* **Exercise description**
Return the material exactly, first line through the line containing "const values = [30, 15, 15, 15, 10, 15];", and nothing more. Pictures stay out.

* **Information shown**
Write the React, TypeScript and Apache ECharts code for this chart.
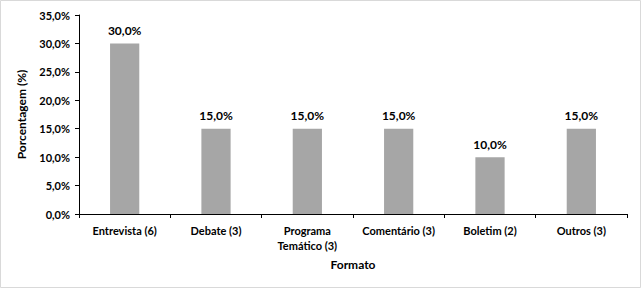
import React, { useEffect, useRef } from "react";
import * as echarts from "echarts";

const categories = ["Entrevista (6)", "Debate (3)", "Programa\nTemático (3)", "Comentário (3)", "Boletim (2)", "Outros (3)"];
const values = [30, 15, 15, 15, 10, 15];

const fmt = (v: number) => v.toFixed(1).replace(".", ",") + "%";
const FONT = "Lato";

export default function App() {
  const ref = useRef<HTMLDivElement>(null);
  useEffect(() => {
    document.body.style.margin = "0";
    const chart = echarts.init(ref.current!, undefined, { renderer: "svg" });
    chart.setOption({
      animation: false,
      backgroundColor: "#ffffff",
      graphic: [
        {
          type: "rect",
          shape: { x: 0.5, y: 0.5, width: 640, height: 287 },
          style: { fill: "none", stroke: "#d9d9d9", lineWidth: 1 },
          silent: true,
        },
      ],
      grid: { left: 79, right: 15, top: 15, bottom: 75 },
      xAxis: {
        type: "category",
        data: categories,
        name: "Formato",
        nameLocation: "middle",
        nameGap: 44,
        nameTextStyle: { fontFamily: FONT, fontWeight: "bold", fontSize: 12, color: "#000" },
        axisLine: { lineStyle: { color: "#000", width: 1 } },
        axisTick: { show: true, alignWithLabel: false, length: 4, lineStyle: { color: "#000" } },
        axisLabel: {
          fontFamily: FONT,
          fontWeight: "bold",
          fontSize: 11,
          color: "#000",
          margin: 9,
          lineHeight: 15,
          interval: 0,
        },
      },
      yAxis: {
        type: "value",
        min: 0,
        max: 35,
        interval: 5,
        name: "Porcentagem (%)",
        nameLocation: "middle",
        nameGap: 52,
        nameTextStyle: { fontFamily: FONT, fontWeight: "bold", fontSize: 12, color: "#000" },
        axisLine: { show: true, lineStyle: { color: "#000", width: 1 } },
        axisTick: { show: true, length: 4, lineStyle: { color: "#000" } },
        splitLine: { show: false },
        axisLabel: {
          fontFamily: FONT,
          fontWeight: "bold",
          fontSize: 11,
          color: "#000",
          margin: 9,
          formatter: (v: number) => fmt(v),
        },
      },
      series: [
        {
          type: "bar",
          data: values,
          barWidth: "32%",
          itemStyle: { color: "#a6a6a6" },
          label: {
            show: true,
            position: "top",
            distance: 7,
            fontFamily: FONT,
            fontWeight: "bold",
            fontSize: 12,
            color: "#000",
            formatter: (p: any) => fmt(p.value),
          },
        },
      ],
    });
    return () => chart.dispose();
  }, []);
  return <div ref={ref} style={{ width: 642, height: 289 }} />;
}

* **Result of the task**
Write the React, TypeScript and Apache ECharts code for this chart.
import React, { useEffect, useRef } from "react";
import * as echarts from "echarts";

const categories = ["Entrevista (6)", "Debate (3)", "Programa\nTemático (3)", "Comentário (3)", "Boletim (2)", "Outros (3)"];
const values = [30, 15, 15, 15, 10, 15];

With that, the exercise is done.